Bugs' White Water Rapids has two lift hills and two drops. The ride is the longest operating water ride in the park each season, operating from opening day through Fright Fest and Holiday in the Park.

The ride was manufactured by Hopkins Rides and constructed by Martin & Vleminckx.

==Ride==
Once riders get on Bugs' White Water Rapids, the flume takes a right coming out of the station where the ride begins traveling towards the first lift hill. After the small first drop, then flume makes an almost complete circle to the right, and then takes you up to the second tallest section of the ride.
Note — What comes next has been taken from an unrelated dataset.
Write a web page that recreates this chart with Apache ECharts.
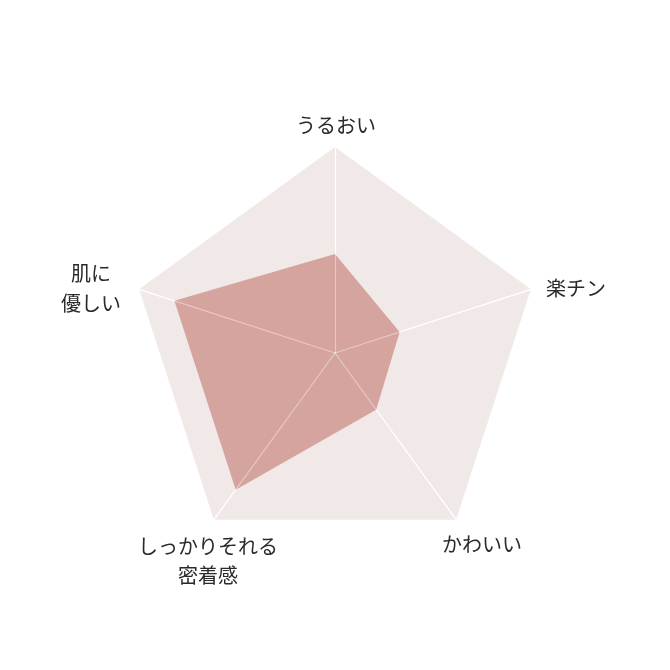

Once at the second highest part of the ride, you dip down and curve through turns, back and forth along DC Universe and over the ride below it. Then the flume will take you to the highest part of the ride at 30 ft. Once at the top, you go straight down to the water with a big splash. After the big drop, the boat will travel through more turns until it reaches back to the station, and then riders can depart.

==Theme==
Bugs' White Water Rapids is themed to the famous Looney Tunes character Bugs Bunny and also Yosemite Sam. While riding the flume, it tells the story of the Academy Award winner, 1958 Looney Tunes cartoon Knighty Knight Bugs by the ride Medieval scenery. The station of the ride and the queue is located inside the "Black Knight's Castle" where guests experience the antics of Bugs Bunny, the court jester, as he is commissioned to use his wits and reclaim the Singing Sword.